A young driver does not need a vehicle that size and with that many miles with that many repairs. Has this young man checked to see how expensive the insurance will be ? After they do that the best mileage vehicle they can find will be the goal.


#11

Gotta agree. Big red flags. Why did the engine and trans need to be replaced? Then with a new engine, why the timing belt and tune up after just a year? Something wrong here.


#12

If you’re pretty firm about that make/model, it seems a fair price. The decision really depends on the current condition of the car. Anytime an engine and transmission are replaced, there’s lots of opportunities for mechanical and electrical problems. I’d prefer the same car with 150 K on the original engine and transmission, presuming it had been properly serviced throughout its life, everything else being equal . But I’m assuming that option isn’t available, there’s no cars like that on the used car market now.
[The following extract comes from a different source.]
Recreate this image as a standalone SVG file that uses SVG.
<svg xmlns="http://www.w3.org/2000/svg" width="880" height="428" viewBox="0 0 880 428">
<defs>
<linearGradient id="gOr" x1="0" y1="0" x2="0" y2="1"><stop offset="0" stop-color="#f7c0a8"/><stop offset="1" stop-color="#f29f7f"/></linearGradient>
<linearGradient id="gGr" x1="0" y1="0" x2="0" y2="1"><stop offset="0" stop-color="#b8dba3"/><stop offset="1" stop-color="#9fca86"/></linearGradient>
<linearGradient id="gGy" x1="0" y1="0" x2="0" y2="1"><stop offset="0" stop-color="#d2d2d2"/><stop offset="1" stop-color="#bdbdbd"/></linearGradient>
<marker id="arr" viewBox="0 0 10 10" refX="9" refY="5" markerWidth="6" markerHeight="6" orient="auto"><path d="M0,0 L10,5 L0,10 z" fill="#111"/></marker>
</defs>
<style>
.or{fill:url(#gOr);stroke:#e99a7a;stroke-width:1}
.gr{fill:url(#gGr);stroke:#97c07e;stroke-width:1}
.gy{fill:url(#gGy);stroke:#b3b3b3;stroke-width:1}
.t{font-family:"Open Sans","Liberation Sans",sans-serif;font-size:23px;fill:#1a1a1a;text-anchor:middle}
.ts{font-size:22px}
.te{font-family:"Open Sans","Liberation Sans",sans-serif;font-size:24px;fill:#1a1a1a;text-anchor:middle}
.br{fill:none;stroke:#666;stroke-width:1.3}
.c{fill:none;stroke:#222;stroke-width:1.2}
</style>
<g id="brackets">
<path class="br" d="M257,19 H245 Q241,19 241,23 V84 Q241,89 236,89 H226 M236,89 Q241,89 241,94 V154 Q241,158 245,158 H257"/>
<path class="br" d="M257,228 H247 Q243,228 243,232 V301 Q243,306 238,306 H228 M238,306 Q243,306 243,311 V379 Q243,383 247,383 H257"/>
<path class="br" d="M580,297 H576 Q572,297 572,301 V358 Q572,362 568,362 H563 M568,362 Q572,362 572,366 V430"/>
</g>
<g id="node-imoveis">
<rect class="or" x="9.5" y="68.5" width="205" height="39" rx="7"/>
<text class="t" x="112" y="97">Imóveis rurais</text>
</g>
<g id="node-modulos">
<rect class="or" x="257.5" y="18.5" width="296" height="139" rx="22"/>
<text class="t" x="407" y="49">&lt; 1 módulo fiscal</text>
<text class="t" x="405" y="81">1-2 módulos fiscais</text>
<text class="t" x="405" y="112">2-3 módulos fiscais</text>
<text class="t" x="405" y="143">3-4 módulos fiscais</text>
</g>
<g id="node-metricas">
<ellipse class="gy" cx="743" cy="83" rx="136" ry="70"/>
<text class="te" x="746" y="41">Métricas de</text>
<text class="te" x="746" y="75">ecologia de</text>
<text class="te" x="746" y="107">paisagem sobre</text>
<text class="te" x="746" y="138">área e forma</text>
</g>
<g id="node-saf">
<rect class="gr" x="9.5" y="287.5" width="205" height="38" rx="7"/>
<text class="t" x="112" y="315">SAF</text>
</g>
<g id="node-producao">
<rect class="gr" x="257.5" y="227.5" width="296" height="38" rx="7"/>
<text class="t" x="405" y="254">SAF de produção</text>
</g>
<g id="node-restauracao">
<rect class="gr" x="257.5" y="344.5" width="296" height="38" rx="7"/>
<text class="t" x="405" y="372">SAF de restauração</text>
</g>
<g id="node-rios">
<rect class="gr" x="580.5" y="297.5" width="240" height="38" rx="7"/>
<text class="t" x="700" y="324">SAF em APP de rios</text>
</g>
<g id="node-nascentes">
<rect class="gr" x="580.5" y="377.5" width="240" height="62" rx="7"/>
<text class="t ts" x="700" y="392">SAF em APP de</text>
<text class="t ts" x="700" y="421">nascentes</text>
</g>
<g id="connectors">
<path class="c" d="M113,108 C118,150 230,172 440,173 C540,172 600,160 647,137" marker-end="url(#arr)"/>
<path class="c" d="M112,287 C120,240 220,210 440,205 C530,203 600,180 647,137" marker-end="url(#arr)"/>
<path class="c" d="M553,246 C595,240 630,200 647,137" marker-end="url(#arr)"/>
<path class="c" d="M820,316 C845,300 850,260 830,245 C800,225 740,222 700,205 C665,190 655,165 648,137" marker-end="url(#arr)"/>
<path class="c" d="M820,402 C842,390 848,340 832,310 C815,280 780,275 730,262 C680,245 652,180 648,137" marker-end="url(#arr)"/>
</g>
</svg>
The manufacturer has all sorts of jigs and test equipment at the manufacturing site to verify all parts inside the engine are precisely dimensioned and aligned, all the bearing clearances are prefect. In other words when a car comes off the manufacturing line it’s a pretty good chance all the functions are working correctly. But when the same thing is done at a shop, well, maybe it is ok, maybe not. Try to look at this from a scientific point of view if you can. Compare this car to all the others that are available that meet you needs.

Then if you still think it makes sense, hire a good mechanic to spend a few hours looking it over, taking it for a drive, and doings a few tests, hooking up a scan tool to the obd II connector to make sure all the readiness monitors are complete and no stored diagnostic codes, a compression test, and cooling system pressure test. This all might cost you $200 -$300 or so. If the mechanic’s results come back ok, then you have something to go on to make your final decision.

One bit of advice: If one of your objectives is to entice women to go out on dates with you, and you have budget issues, you’ll get better results taking them to a higher priced restaurant in a clean, but less expensive car.